Another instance of the NSA's involvement was the 1993 Clipper chip affair, an encryption microchip intended to be part of the Capstone cryptography-control initiative. Clipper was widely criticized by cryptographers for two reasons. The cipher algorithm (called Skipjack) was then classified (declassified in 1998, long after the Clipper initiative lapsed). The classified cipher caused concerns that the NSA had deliberately made the cipher weak to assist its intelligence efforts. The whole initiative was also criticized based on its violation of Kerckhoffs's Principle, as the scheme included a special escrow key held by the government for use by law enforcement (i.e. wiretapping).

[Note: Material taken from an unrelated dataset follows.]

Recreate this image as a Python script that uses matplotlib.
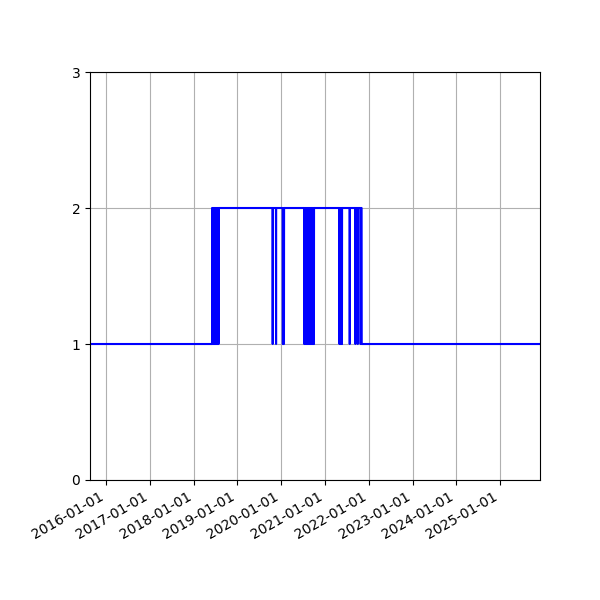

=== Digital rights management ===
Cryptography is central to digital rights management (DRM), a group of techniques for technologically controlling use of copyrighted material, being widely implemented and deployed at the behest of some copyright holders. In 1998, U.S. President Bill Clinton signed the Digital Millennium Copyright Act (DMCA), which criminalized all production, dissemination, and use of certain cryptanalytic techniques and technology (now known or later discovered); specifically, those that could be used to circumvent DRM technological schemes. This had a noticeable impact on the cryptography research community since an argument can be made that any cryptanalytic research violated the DMCA. Similar statutes have since been enacted in several countries and regions, including the implementation in the EU Copyright Directive. Similar restrictions are called for by treaties signed by World Intellectual Property Organization member-states.

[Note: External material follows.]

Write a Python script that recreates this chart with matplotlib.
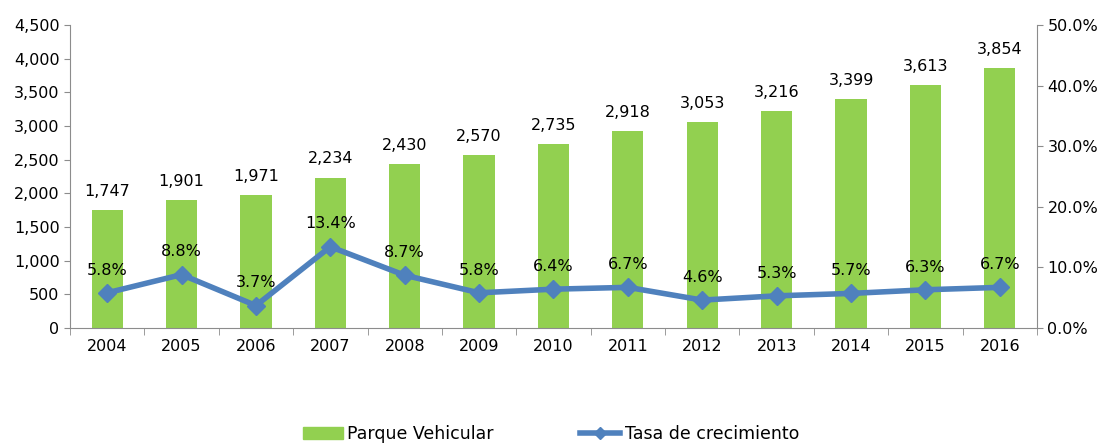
import numpy as np
import matplotlib.pyplot as plt
from matplotlib.ticker import FuncFormatter, FixedLocator
from matplotlib.patches import Patch
from matplotlib.lines import Line2D

years = ['2004', '2005', '2006', '2007', '2008', '2009', '2010', '2011', '2012',
         '2013', '2014', '2015', '2016']
parque = [1747, 1901, 1971, 2234, 2430, 2570, 2735, 2918, 3053, 3216, 3399, 3613, 3854]
tasa = [5.8, 8.8, 3.7, 13.4, 8.7, 5.8, 6.4, 6.7, 4.6, 5.3, 5.7, 6.3, 6.7]

plt.rcParams['font.family'] = ['DejaVu Sans']
green = '#92D050'
blue = '#4F81BD'
grey = '#8C8C8C'

fig = plt.figure(figsize=(11.02, 4.45), dpi=100)
ax = fig.add_axes([0.0635, 0.263, 0.8775, 0.681])
x = np.arange(len(years))

ax.bar(x, parque, width=0.42, color=green, zorder=2)
ax.set_ylim(0, 4500)
ax.set_xlim(-0.5, len(years) - 0.5)
ax.set_yticks(np.arange(0, 4501, 500))
ax.yaxis.set_major_formatter(FuncFormatter(lambda v, p: f'{int(v):,}'))
ax.set_xticks(x)
ax.set_xticklabels(years)
ax.xaxis.set_minor_locator(FixedLocator(np.arange(-0.5, len(years), 1)))
ax.tick_params(axis='x', which='major', length=0, pad=8, labelsize=11.5)
ax.tick_params(axis='x', which='minor', length=5, color=grey, direction='out')
ax.tick_params(axis='y', length=4, color=grey, direction='out', labelsize=11.5)
for s in ['top', 'right']:
    ax.spines[s].set_visible(False)
for s in ['left', 'bottom']:
    ax.spines[s].set_color(grey)

for xi, v in zip(x, parque):
    ax.annotate(f'{v:,}', (xi, v), xytext=(0, 8), textcoords='offset points',
                ha='center', va='bottom', fontsize=11.5)

ax2 = ax.twinx()
ax2.plot(x, tasa, color=blue, lw=4, marker='D', markersize=9, zorder=3)
ax2.set_ylim(0, 50)
ax2.set_yticks(np.arange(0, 51, 10))
ax2.yaxis.set_major_formatter(FuncFormatter(lambda v, p: f'{v:.1f}%'))
ax2.tick_params(axis='y', length=4, color=grey, direction='out', labelsize=11.5)
for s in ['top', 'left', 'bottom']:
    ax2.spines[s].set_visible(False)
ax2.spines['right'].set_color(grey)

for xi, v in zip(x, tasa):
    ax2.annotate(f'{v:.1f}%', (xi, v), xytext=(0, 11), textcoords='offset points',
                 ha='center', va='bottom', fontsize=11.5)

handles = [Patch(color=green, label='Parque Vehicular'),
           Line2D([0], [0], color=blue, lw=4, marker='D', markersize=6,
                  label='Tasa de crecimiento')]
fig.legend(handles=handles, loc='lower center', ncol=2, frameon=False,
           bbox_to_anchor=(0.5, -0.03), fontsize=12.5, columnspacing=5.0,
           handlelength=2.3, handletextpad=0.25)

fig.savefig('out.png', dpi=100)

The United States Department of Justice and FBI have not enforced the DMCA as rigorously as had been feared by some, but the law, nonetheless, remains a controversial one. Niels Ferguson, a well-respected cryptography researcher, has publicly stated that he will not release some of his research into an Intel security design for fear of prosecution under the DMCA. Cryptologist Bruce Schneier has argued that the DMCA encourages vendor lock-in, while inhibiting actual measures toward cyber-security. Both Alan Cox (longtime Linux kernel developer) and Edward Felten (and some of his students at Princeton) have encountered problems related to the Act. Dmitry Sklyarov was arrested during a visit to the US from Russia, and jailed for five months pending trial for alleged violations of the DMCA arising from work he had done in Russia, where the work was legal. In 2007, the cryptographic keys responsible for Blu-ray and HD DVD content scrambling were discovered and released onto the Internet. In both cases, the Motion Picture Association of America sent out numerous DMCA takedown notices, and there was a massive Internet backlash triggered by the perceived impact of such notices on fair use and free speech.